Can you write out all the lines word for word, with no pictures?
'''
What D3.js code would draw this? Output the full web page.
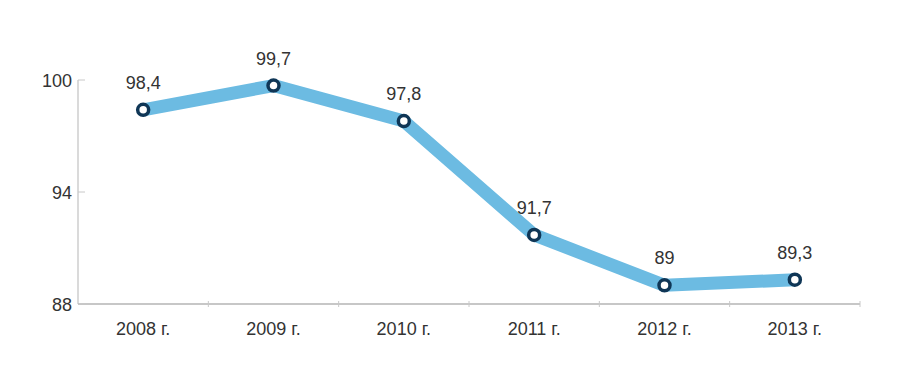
<!DOCTYPE html>
<html>
<head>
<meta charset="utf-8">
<script src="https://cdn.jsdelivr.net/npm/d3@7"></script>
<style>
  body { margin: 0; background: #fff; }
  svg text { font-family: "Liberation Sans", Arial, sans-serif; }
</style>
</head>
<body>
<svg id="chart" width="899" height="366"></svg>
<script>
// Data
const years = ['2008 г.', '2009 г.', '2010 г.', '2011 г.', '2012 г.', '2013 г.'];
const values = [98.4, 99.7, 97.8, 91.7, 89, 89.3];
const yTicks = [88, 94, 100];

const margin = { top: 80, right: 39, bottom: 62, left: 78 };
const width = 899 - margin.left - margin.right;
const height = 366 - margin.top - margin.bottom;

const svg = d3.select('#chart');
const g = svg.append('g').attr('transform', `translate(${margin.left},${margin.top})`);

const x = d3.scaleBand().domain(years).range([0, width]);
const y = d3.scaleLinear().domain([88, 100]).range([height, 0]);

// Axes
g.append('line')
  .attr('x1', 0).attr('x2', 0).attr('y1', 0).attr('y2', height)
  .attr('stroke', '#b5b5b5').attr('stroke-width', 1);
g.append('line')
  .attr('x1', 0).attr('x2', width).attr('y1', height).attr('y2', height)
  .attr('stroke', '#b5b5b5').attr('stroke-width', 1.5);

g.selectAll('.ytick').data(yTicks).enter().append('line')
  .attr('x1', 0).attr('x2', 7)
  .attr('y1', d => y(d)).attr('y2', d => y(d))
  .attr('stroke', '#c8c8c8');

g.selectAll('.ylabel').data(yTicks).enter().append('text')
  .attr('x', -6).attr('y', d => y(d) + 7)
  .attr('text-anchor', 'end')
  .attr('font-size', 18).attr('fill', '#333')
  .text(d => d);

g.selectAll('.xtick').data(years).enter().append('line')
  .attr('x1', (d, i) => x.step() * (i + 1)).attr('x2', (d, i) => x.step() * (i + 1))
  .attr('y1', height - 3).attr('y2', height + 3)
  .attr('stroke', '#c8c8c8');

g.selectAll('.xlabel').data(years).enter().append('text')
  .attr('x', d => x(d) + x.bandwidth() / 2)
  .attr('y', height + 31)
  .attr('text-anchor', 'middle')
  .attr('font-size', 18).attr('fill', '#333')
  .text(d => d);

// Line
const line = d3.line()
  .x((d, i) => x(years[i]) + x.bandwidth() / 2)
  .y(d => y(d));

g.append('path')
  .datum(values)
  .attr('d', line)
  .attr('fill', 'none')
  .attr('stroke', '#6cbbe2')
  .attr('stroke-width', 13)
  .attr('stroke-linejoin', 'round');

g.selectAll('.dot').data(values).enter().append('circle')
  .attr('cx', (d, i) => x(years[i]) + x.bandwidth() / 2)
  .attr('cy', d => y(d))
  .attr('r', 5.5)
  .attr('fill', '#fff')
  .attr('stroke', '#0f3656')
  .attr('stroke-width', 3.5);

g.selectAll('.vlabel').data(values).enter().append('text')
  .attr('x', (d, i) => x(years[i]) + x.bandwidth() / 2)
  .attr('y', d => y(d) - 21)
  .attr('text-anchor', 'middle')
  .attr('font-size', 18).attr('fill', '#333')
  .text(d => String(d).replace('.', ','));
</script>
</body>
</html>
'''
• SOLUTION TO THIS PROBLEM:
What D3.js code would draw this? Output the full web page.
<!DOCTYPE html>
<html>
<head>
<meta charset="utf-8">
<script src="https://cdn.jsdelivr.net/npm/d3@7"></script>
<style>
  body { margin: 0; background: #fff; }
  svg text { font-family: "Liberation Sans", Arial, sans-serif; }
</style>
</head>
<body>
<svg id="chart" width="899" height="366"></svg>
<script>
// Data
const years = ['2008 г.', '2009 г.', '2010 г.', '2011 г.', '2012 г.', '2013 г.'];
const values = [98.4, 99.7, 97.8, 91.7, 89, 89.3];
const yTicks = [88, 94, 100];

const margin = { top: 80, right: 39, bottom: 62, left: 78 };
const width = 899 - margin.left - margin.right;
const height = 366 - margin.top - margin.bottom;

const svg = d3.select('#chart');
const g = svg.append('g').attr('transform', `translate(${margin.left},${margin.top})`);

const x = d3.scaleBand().domain(years).range([0, width]);
const y = d3.scaleLinear().domain([88, 100]).range([height, 0]);

// Axes
g.append('line')
  .attr('x1', 0).attr('x2', 0).attr('y1', 0).attr('y2', height)
  .attr('stroke', '#b5b5b5').attr('stroke-width', 1);
g.append('line')
  .attr('x1', 0).attr('x2', width).attr('y1', height).attr('y2', height)
  .attr('stroke', '#b5b5b5').attr('stroke-width', 1.5);

g.selectAll('.ytick').data(yTicks).enter().append('line')
  .attr('x1', 0).attr('x2', 7)
  .attr('y1', d => y(d)).attr('y2', d => y(d))
  .attr('stroke', '#c8c8c8');

g.selectAll('.ylabel').data(yTicks).enter().append('text')
  .attr('x', -6).attr('y', d => y(d) + 7)
  .attr('text-anchor', 'end')
  .attr('font-size', 18).attr('fill', '#333')
  .text(d => d);

g.selectAll('.xtick').data(years).enter().append('line')
  .attr('x1', (d, i) => x.step() * (i + 1)).attr('x2', (d, i) => x.step() * (i + 1))
  .attr('y1', height - 3).attr('y2', height + 3)
  .attr('stroke', '#c8c8c8');

g.selectAll('.xlabel').data(years).enter().append('text')
  .attr('x', d => x(d) + x.bandwidth() / 2)
  .attr('y', height + 31)
  .attr('text-anchor', 'middle')
  .attr('font-size', 18).attr('fill', '#333')
  .text(d => d);

// Line
const line = d3.line()
  .x((d, i) => x(years[i]) + x.bandwidth() / 2)
  .y(d => y(d));

g.append('path')
  .datum(values)
  .attr('d', line)
  .attr('fill', 'none')
  .attr('stroke', '#6cbbe2')
  .attr('stroke-width', 13)
  .attr('stroke-linejoin', 'round');

g.selectAll('.dot').data(values).enter().append('circle')
  .attr('cx', (d, i) => x(years[i]) + x.bandwidth() / 2)
  .attr('cy', d => y(d))
  .attr('r', 5.5)
  .attr('fill', '#fff')
  .attr('stroke', '#0f3656')
  .attr('stroke-width', 3.5);

g.selectAll('.vlabel').data(values).enter().append('text')
  .attr('x', (d, i) => x(years[i]) + x.bandwidth() / 2)
  .attr('y', d => y(d) - 21)
  .attr('text-anchor', 'middle')
  .attr('font-size', 18).attr('fill', '#333')
  .text(d => String(d).replace('.', ','));
</script>
</body>
</html>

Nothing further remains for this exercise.